- [Your instructions]: Omit every picture, and retype the lines that run from the beginning of the data below through the line containing "var sfuTicks = [0, 100, 200, 300, 400, 500];", inclusive.

- [Material]:
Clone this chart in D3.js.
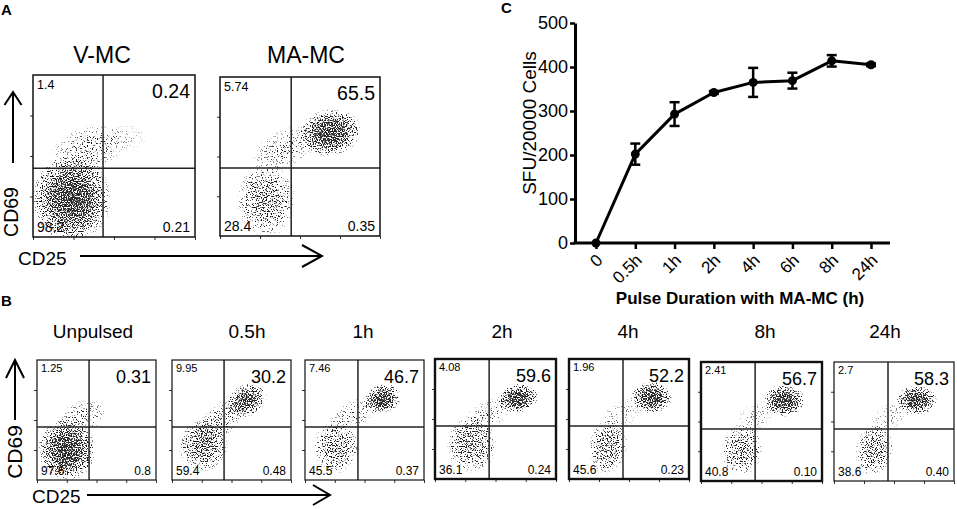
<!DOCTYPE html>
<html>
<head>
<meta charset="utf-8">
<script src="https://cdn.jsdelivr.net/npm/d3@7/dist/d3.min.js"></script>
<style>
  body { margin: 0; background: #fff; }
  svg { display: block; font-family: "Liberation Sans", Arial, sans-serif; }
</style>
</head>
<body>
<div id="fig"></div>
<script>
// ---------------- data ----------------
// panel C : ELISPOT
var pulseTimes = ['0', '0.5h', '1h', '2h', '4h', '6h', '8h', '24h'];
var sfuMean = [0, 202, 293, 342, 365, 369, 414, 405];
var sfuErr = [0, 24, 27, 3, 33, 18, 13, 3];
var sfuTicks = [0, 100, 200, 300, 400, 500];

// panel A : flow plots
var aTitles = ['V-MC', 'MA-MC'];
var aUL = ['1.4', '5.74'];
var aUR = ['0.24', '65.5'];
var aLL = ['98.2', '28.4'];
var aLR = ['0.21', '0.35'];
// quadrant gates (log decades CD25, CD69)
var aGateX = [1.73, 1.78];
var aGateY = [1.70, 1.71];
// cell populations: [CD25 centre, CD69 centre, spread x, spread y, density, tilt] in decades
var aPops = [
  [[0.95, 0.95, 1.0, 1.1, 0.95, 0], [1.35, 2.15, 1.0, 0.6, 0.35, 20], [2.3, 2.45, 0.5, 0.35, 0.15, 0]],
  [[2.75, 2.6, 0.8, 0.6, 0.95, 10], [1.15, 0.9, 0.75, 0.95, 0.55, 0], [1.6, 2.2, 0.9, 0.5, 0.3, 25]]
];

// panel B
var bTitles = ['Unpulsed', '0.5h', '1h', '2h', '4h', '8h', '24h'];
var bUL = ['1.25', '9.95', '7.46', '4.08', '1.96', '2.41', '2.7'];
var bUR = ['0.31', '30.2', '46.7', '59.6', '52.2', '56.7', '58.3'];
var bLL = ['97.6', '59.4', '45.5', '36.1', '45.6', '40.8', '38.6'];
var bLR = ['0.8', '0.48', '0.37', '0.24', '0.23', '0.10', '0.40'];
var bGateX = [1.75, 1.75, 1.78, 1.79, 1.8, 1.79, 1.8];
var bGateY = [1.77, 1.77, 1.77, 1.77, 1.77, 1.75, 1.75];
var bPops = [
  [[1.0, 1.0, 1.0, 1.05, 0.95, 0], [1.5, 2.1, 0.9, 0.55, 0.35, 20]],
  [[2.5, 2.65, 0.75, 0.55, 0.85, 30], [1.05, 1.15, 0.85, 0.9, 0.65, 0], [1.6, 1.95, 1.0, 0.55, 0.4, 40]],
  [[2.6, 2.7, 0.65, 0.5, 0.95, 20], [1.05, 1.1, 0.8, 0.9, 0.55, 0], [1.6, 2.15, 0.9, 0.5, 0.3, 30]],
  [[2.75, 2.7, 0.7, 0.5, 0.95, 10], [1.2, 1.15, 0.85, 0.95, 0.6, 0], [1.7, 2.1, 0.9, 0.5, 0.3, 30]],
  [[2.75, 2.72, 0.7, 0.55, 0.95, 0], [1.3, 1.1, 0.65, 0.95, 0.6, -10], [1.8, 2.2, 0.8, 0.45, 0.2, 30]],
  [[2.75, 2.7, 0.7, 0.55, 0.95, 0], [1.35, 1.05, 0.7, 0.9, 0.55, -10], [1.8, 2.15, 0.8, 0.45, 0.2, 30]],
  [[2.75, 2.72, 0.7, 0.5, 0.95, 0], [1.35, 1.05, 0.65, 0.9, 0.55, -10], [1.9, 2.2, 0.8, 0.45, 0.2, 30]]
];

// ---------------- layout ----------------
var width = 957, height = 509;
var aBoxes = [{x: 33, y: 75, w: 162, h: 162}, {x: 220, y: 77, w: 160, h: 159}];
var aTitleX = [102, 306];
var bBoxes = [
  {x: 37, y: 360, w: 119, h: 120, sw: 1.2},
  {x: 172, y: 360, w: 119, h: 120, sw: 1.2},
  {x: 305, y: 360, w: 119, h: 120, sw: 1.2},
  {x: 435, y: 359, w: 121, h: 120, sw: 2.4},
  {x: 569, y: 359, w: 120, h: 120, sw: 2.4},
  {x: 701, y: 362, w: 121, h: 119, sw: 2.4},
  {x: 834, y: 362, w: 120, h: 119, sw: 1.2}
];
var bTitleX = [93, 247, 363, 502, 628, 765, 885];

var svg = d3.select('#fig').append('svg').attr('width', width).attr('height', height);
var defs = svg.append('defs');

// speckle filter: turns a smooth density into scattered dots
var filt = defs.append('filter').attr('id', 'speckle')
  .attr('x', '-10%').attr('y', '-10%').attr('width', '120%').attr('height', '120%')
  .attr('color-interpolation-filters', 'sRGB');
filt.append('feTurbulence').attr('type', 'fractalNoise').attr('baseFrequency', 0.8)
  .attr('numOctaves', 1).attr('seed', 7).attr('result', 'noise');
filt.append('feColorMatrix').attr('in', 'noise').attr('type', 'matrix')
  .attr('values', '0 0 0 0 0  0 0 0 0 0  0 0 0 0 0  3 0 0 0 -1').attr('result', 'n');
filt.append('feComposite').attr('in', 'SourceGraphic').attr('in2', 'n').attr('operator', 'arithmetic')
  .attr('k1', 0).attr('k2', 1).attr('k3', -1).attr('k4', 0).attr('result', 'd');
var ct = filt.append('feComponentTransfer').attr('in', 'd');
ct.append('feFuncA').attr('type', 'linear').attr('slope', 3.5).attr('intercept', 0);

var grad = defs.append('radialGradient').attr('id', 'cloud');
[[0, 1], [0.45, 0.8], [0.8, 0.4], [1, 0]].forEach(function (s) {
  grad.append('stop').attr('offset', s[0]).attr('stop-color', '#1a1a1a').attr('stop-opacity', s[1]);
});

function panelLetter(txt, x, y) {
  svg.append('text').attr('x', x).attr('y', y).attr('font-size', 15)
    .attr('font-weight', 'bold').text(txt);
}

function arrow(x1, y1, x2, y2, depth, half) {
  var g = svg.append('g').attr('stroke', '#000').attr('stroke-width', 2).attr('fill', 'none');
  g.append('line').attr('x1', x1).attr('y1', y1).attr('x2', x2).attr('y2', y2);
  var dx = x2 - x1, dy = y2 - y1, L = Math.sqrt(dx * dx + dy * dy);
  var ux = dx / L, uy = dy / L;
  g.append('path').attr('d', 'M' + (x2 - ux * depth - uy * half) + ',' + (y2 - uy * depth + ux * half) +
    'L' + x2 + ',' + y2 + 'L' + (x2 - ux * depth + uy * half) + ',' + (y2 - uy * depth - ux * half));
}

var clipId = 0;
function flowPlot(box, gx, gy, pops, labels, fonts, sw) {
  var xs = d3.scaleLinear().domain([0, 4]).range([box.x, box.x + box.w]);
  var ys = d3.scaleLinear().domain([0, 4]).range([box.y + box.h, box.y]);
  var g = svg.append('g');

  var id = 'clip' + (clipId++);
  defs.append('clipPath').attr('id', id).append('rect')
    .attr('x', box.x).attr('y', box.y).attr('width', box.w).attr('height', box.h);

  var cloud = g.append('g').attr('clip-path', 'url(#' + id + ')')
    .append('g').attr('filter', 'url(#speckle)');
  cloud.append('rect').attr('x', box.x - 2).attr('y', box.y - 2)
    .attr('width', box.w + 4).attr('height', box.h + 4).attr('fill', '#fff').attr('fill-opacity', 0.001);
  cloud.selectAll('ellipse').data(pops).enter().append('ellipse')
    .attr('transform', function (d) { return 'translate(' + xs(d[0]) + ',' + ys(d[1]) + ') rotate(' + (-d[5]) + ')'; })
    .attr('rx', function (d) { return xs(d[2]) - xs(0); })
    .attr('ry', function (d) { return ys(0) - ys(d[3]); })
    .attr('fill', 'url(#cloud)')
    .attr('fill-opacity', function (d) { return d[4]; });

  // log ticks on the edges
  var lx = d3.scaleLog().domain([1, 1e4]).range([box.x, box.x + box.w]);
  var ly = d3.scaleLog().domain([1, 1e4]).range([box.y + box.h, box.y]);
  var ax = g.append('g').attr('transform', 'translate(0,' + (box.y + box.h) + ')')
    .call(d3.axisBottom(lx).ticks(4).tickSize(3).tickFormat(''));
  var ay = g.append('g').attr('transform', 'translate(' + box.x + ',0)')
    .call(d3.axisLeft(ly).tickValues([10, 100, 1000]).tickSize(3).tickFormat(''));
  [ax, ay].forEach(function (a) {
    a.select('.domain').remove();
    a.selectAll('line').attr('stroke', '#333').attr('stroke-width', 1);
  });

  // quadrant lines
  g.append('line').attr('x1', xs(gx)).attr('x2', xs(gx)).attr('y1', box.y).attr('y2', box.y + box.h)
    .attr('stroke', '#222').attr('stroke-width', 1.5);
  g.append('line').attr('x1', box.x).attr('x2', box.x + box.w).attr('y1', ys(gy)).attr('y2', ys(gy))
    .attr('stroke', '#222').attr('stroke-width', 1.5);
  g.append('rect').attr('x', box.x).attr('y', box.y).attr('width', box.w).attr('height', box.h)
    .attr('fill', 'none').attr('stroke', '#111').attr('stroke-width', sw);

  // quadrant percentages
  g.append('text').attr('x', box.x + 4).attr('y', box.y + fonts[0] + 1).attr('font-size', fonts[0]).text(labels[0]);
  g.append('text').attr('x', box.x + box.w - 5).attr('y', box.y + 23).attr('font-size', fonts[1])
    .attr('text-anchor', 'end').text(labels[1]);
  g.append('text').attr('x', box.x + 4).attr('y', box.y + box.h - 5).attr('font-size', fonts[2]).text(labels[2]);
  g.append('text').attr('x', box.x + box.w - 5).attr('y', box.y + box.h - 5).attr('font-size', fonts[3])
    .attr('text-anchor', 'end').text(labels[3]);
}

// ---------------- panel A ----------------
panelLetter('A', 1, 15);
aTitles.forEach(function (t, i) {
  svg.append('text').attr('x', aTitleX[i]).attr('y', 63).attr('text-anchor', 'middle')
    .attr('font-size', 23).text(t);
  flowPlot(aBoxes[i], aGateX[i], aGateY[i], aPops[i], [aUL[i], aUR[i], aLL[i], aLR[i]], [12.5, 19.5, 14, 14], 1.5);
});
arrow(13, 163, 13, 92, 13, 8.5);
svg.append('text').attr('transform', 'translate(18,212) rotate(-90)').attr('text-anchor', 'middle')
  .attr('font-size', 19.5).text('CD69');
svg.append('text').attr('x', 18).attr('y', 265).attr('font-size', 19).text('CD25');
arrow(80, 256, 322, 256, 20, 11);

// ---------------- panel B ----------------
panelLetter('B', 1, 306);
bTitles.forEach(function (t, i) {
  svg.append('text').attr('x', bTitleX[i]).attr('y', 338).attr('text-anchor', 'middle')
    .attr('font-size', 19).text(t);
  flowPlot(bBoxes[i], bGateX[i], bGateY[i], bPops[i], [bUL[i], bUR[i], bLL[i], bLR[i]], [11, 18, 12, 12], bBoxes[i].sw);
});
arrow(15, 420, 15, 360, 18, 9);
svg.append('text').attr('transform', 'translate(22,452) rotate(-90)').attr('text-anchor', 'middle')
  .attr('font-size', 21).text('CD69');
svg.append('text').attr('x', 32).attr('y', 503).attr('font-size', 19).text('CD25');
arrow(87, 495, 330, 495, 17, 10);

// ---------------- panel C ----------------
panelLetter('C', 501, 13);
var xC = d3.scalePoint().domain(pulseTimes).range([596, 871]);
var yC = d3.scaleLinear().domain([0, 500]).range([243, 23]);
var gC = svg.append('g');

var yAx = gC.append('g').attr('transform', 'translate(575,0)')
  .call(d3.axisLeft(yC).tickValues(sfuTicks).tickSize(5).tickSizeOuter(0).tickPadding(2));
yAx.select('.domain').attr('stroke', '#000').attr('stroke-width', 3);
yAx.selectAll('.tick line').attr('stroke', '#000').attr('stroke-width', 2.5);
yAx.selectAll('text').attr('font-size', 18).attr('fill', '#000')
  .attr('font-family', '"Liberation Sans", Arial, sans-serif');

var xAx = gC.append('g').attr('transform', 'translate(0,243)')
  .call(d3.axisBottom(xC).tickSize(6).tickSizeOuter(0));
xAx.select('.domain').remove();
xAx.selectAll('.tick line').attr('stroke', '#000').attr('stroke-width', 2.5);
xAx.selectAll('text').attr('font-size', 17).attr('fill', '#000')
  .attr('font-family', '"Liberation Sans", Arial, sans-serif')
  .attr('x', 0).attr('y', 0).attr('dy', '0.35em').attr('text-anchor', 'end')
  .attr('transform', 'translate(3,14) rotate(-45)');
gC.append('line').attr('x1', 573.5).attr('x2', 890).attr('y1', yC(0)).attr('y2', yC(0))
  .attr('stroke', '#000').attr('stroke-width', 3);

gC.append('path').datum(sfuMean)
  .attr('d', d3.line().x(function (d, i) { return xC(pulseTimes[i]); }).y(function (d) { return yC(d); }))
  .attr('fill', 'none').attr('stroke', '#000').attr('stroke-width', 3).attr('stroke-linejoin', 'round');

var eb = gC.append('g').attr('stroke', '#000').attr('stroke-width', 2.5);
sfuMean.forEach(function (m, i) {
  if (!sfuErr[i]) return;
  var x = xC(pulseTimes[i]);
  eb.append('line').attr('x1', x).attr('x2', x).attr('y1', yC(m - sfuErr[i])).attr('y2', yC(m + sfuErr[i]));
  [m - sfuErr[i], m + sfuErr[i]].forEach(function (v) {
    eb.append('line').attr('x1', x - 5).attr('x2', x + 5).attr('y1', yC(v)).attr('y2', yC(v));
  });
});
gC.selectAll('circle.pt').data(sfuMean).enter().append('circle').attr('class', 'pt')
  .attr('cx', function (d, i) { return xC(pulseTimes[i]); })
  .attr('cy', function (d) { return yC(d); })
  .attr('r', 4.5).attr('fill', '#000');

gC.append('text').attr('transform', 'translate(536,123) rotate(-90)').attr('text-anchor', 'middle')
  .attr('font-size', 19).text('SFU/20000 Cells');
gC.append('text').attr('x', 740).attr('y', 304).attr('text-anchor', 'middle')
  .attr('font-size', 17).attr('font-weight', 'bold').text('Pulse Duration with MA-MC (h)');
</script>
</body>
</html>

- [Problem solution]:
Clone this chart in D3.js.
<!DOCTYPE html>
<html>
<head>
<meta charset="utf-8">
<script src="https://cdn.jsdelivr.net/npm/d3@7/dist/d3.min.js"></script>
<style>
  body { margin: 0; background: #fff; }
  svg { display: block; font-family: "Liberation Sans", Arial, sans-serif; }
</style>
</head>
<body>
<div id="fig"></div>
<script>
// ---------------- data ----------------
// panel C : ELISPOT
var pulseTimes = ['0', '0.5h', '1h', '2h', '4h', '6h', '8h', '24h'];
var sfuMean = [0, 202, 293, 342, 365, 369, 414, 405];
var sfuErr = [0, 24, 27, 3, 33, 18, 13, 3];
var sfuTicks = [0, 100, 200, 300, 400, 500];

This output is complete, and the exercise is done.